The year is M41 749, and the Eastern Fringe is beset. New Tau ideas are sweeping across the sector like wildfire, and worlds threaten to turn on their imperial masters and embrace the Greater Good.

Nowhere is this more evident than in the world of Doton. One of the planet's two main continents, Doton Secundus to the west, is under the control of one Count von Lysandus, a man suspected of Tau sympathies. The other, Doton Primus to the East, was under Governor Otto von Grunssig, who was killed by rebel forces. The planet itself is of average technology level, the Secundus area containing many Tau devices. The climate is temperate, similar to that of old Earth, and the main area of conflict, a hundred mile wide spit of land now known only as Hell's Gate, is an immense no man's land due to the long war.

The Hell's Gate line consists of several strong points connected by mile after mile of trenches and barbed wire in between many small villages. The Tau forces are making good their offensive on all of these, and are currently holding the ground on several fronts.



-Chapter I-

Captain Virgil looked out over the muddy hillside before him, and cursed the day that his workforce had been called up to serve Emperor and Imperium. The weather was cold and wet, the trench he was standing in was filthy and uncomfortable, and a fellow could get precious little sleep from the constant sounds of artillery fire and lasgunnery. He produced the binoculars that, in happier times, had been used for bird watching, and gave the area a cursory look. Nothing appeared to have changed since yesterday.

He turned as his former secretary, now second in command, Sergeant Lara Beckenstein, stumbled across the wooden duckboards towards him. She looked odd with a lasgun shouldered, ill fitting flak armour hanging off her, but he supposed that they all did. "Welcome," he said, smiling ironically, "to another day in the Imperium's worst schleiqing hotel: trench sector 459! Lice ridden beds come as standard, with rebel snipers adding a little extra zest to our stay." Then a reassuring smell came to his lips. "Is that recaff?"

"It is," Beckenstein replied cheerily, producing a flask from somewhere and pouring half the contents into the proffered tin mug. No one called anyone sir or ma'm in Virgils regiment, and no one really minded. There was a short pause as they both sipped the blessedly hot drink.
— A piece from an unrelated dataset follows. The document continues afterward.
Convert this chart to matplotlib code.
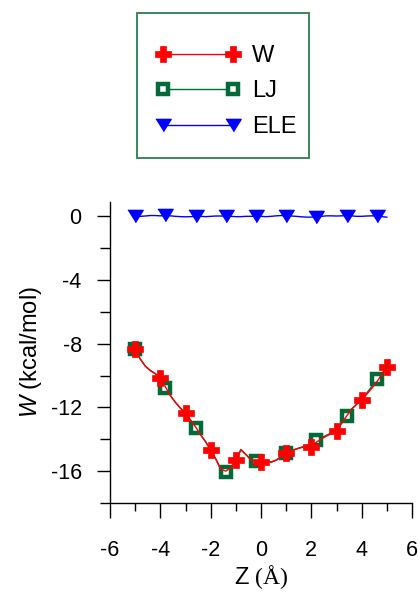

It tasted awful, but it could have been Grox tail soup for all they cared; at least it kept the chill out of their bones.
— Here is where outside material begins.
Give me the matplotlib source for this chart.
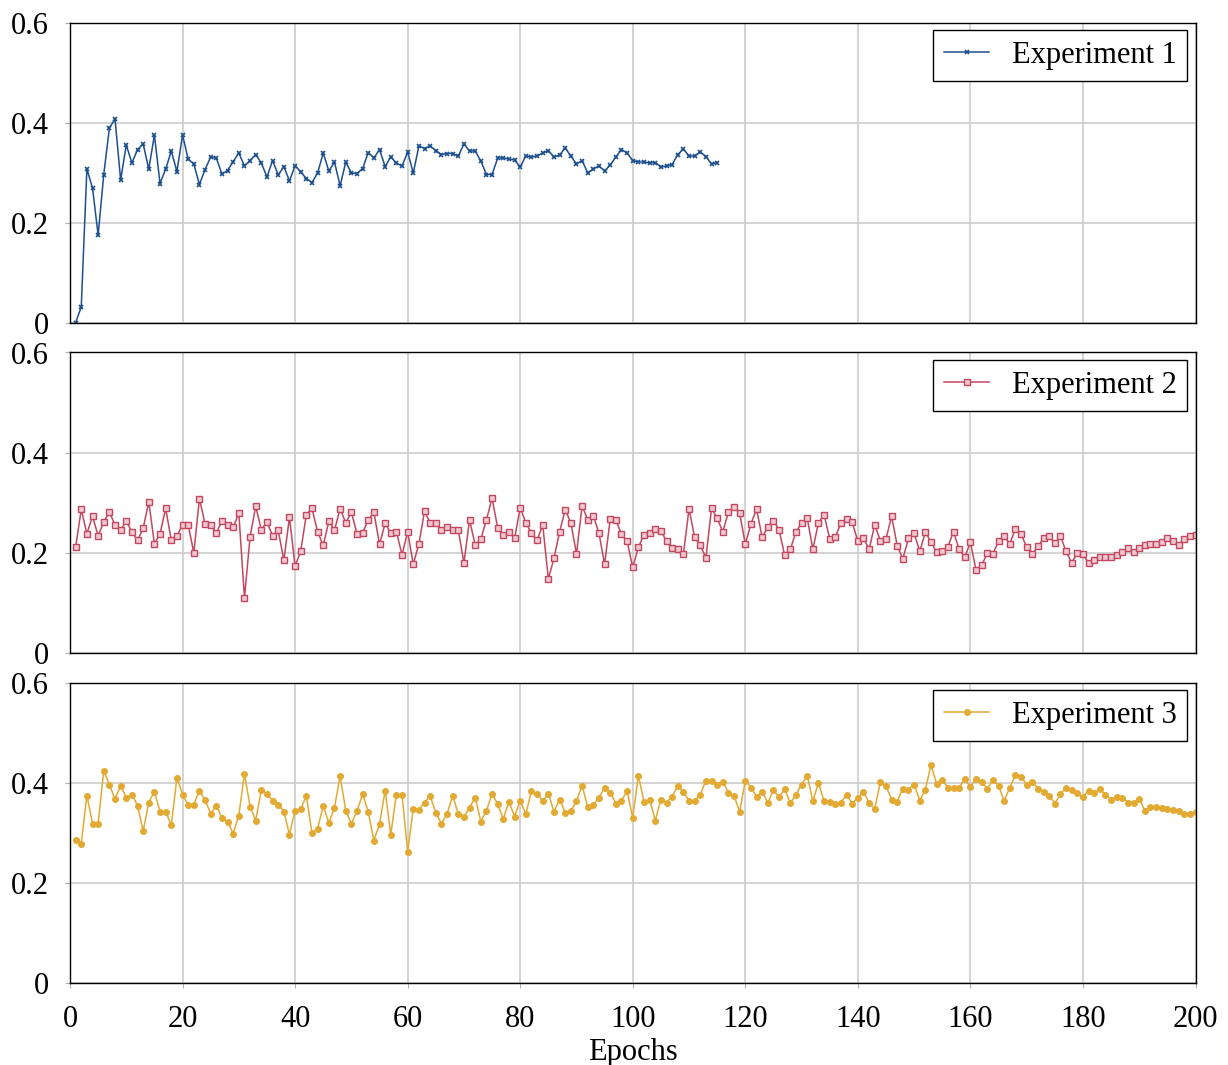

"Is everything quiet?" Virgil asked. Beckenstein nodded.

"No sign of rebels along our front. A few mortar shells have landed in 458, and worker- that is to say, private- Hessia got in a fight with Danzig. Over a spilled plate of slops- that is to say, rations, I believe."

"Again?" Virgil sighed. "What happened?"

"They escaped the commissar, at least." Virgil never had the heart to report any misdemeanours to the commissariat. He didn't want any of his men to die with a lasbolt to the brain unitl the enemy came. Then, they would probably all be shot dead, but that was another matter.
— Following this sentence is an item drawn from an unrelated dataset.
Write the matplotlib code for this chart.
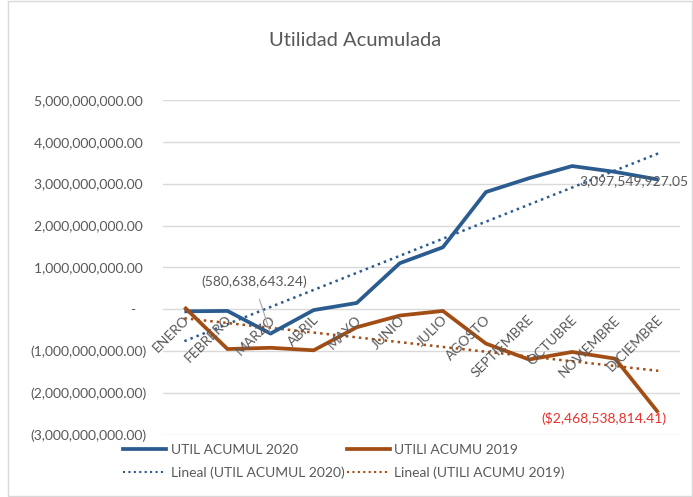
import numpy as np
import matplotlib
matplotlib.use("Agg")
import matplotlib.pyplot as plt
from matplotlib.lines import Line2D
from matplotlib.patches import Rectangle

plt.rcParams['font.family'] = ['Lato', 'DejaVu Sans']

meses = ['ENERO', 'FEBRERO', 'MARZO', 'ABRIL', 'MAYO', 'JUNIO', 'JULIO',
         'AGOSTO', 'SEPTIEMBRE', 'OCTUBRE', 'NOVIEMBRE', 'DICIEMBRE']
util_2020 = [-50e6, -40e6, -580638643.24, -20e6, 150e6, 1100e6, 1480e6,
             2800e6, 3130e6, 3420e6, 3280e6, 3097549927.05]
util_2019 = [50e6, -950e6, -920e6, -980e6, -430e6, -150e6, -40e6,
             -820e6, -1200e6, -1020e6, -1180e6, -2468538814.41]
y_ticks = np.arange(-3e9, 5e9 + 1, 1e9)

AZUL = '#2B5C8F'
CAFE = '#A24D14'
GRIS = '#595959'
FS = 10

def fmt(v):
    if v == 0:
        return '-   '
    s = f"{abs(v):,.2f}"
    return f"({s})" if v < 0 else s + ' '

fig = plt.figure(figsize=(6.93, 4.97), dpi=100)
fig.patches.append(Rectangle((0.012, 0.002), 0.986, 0.996, transform=fig.transFigure,
                             fill=False, edgecolor='#D9D9D9', lw=1))
ax = fig.add_axes([0.235, 0.125, 0.746, 0.674])

x = np.arange(len(meses))

for v in y_ticks:
    ax.axhline(v, color='#D9D9D9', lw=1, zorder=0)

# tendencias lineales
for serie, color in [(util_2020, AZUL), (util_2019, CAFE)]:
    m, b = np.polyfit(x, serie, 1)
    ax.plot(x, m * x + b, color=color, ls=(0, (1, 1.6)), lw=1.8, zorder=2)

ax.plot(x, util_2020, color=AZUL, lw=2.7, zorder=3, solid_capstyle='butt')
ax.plot(x, util_2019, color=CAFE, lw=2.7, zorder=3, solid_capstyle='butt')

ax.set_xlim(-0.5, 11.5)
ax.set_ylim(-3e9, 5e9)
ax.set_yticks(y_ticks)
ax.set_yticklabels([fmt(v) for v in y_ticks], color=GRIS, fontsize=FS)
ax.tick_params(axis='y', length=0, pad=12)
ax.set_xticks([])
for s in ax.spines.values():
    s.set_visible(False)

# etiquetas de mes sobre el eje cero
for i, mes in enumerate(meses):
    ax.annotate(mes, (i, 0), xytext=(-1, -3), textcoords='offset points',
                rotation=45, ha='right', va='top', color=GRIS, fontsize=FS,
                rotation_mode='anchor')

# etiquetas de datos
ax.annotate(f"({abs(util_2020[2]):,.2f})", (2, util_2020[2]), xytext=(-12, 37),
            textcoords='offset points', ha='center', va='center', color=GRIS,
            fontsize=FS,
            arrowprops=dict(arrowstyle='-', color='#A6A6A6', lw=0.8,
                            shrinkA=6, shrinkB=1))
ax.annotate(f"{util_2020[-1]:,.2f}", (11, util_2020[-1]), xytext=(-57, -1),
            textcoords='offset points', ha='left', va='center', color=GRIS,
            fontsize=FS, annotation_clip=False)
ax.annotate(f"(${abs(util_2019[-1]):,.2f})", (11, util_2019[-1]), xytext=(-84, -4),
            textcoords='offset points', ha='left', va='center', color='#E8312A',
            fontsize=FS, annotation_clip=False)

fig.text(0.512, 0.918, 'Utilidad Acumulada', ha='center', va='center',
         fontsize=14.5, color=GRIS)

h_2020 = Line2D([], [], color=AZUL, lw=2.7)
h_2019 = Line2D([], [], color=CAFE, lw=2.7)
h_t2020 = Line2D([], [], color=AZUL, lw=1.5, ls=(0, (1, 1.6)))
h_t2019 = Line2D([], [], color=CAFE, lw=1.5, ls=(0, (1, 1.6)))
# legend fills by column, so list the left column first
fig.legend([h_2020, h_t2020, h_2019, h_t2019],
           ['UTIL ACUMUL 2020', 'Lineal (UTIL ACUMUL 2020)',
            'UTILI ACUMU 2019', 'Lineal (UTILI ACUMU 2019)'],
           ncol=2, loc='upper left', bbox_to_anchor=(0.17, 0.118),
           frameon=False, fontsize=FS, labelcolor=GRIS, handlelength=3.1,
           handletextpad=0.3, columnspacing=0.2, labelspacing=0.75, borderaxespad=0)

fig.savefig('out.png', dpi=100)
"Have you set up that listening post yet?" he asked, trying to sound like the soldiers sounded in holo picts. It never quite got carried off, for some reason. Beckenstein nodded.

"Fourth section- Schmidt, Reuterzein and Adolfson are going through the tunnel right now," she said. "Dersterbruuk and Himmen are following with their heavy bolter."

"Good, good." The listening post was a grandiose name for a ruined windmill in no man's land which had been deemed a convenient place to watch for enemy assault without being noticed by rebel and Tau troops. A tunnel connected it to the Imperial lines, and it was meant to be garrisoned constantly by imperial troops. Regrettably, the professional soldiers were elsewere, probably sipping tea and sacra- or whatever their drink was called- in a billet several miles behind the lines. So, once again, it fell to the 7th to fill the gap. "Anything else happen?"

Nothing had, which just goes to show how quickly things can change in wartime.


----------



## toffster (Dec 13, 2009)

A nice start, maybe make more of a hook on the end of the chapter though. That way it keeps people interest and makes them want to read on. I didn't really like the phrase "from somewhere" when the lady produces the drink. Maybe from a flask on her hip, I just don't think it sounds right. Otherwise just smooth up your sentences a little and thats a nice start you got there, ill be following this one!


----------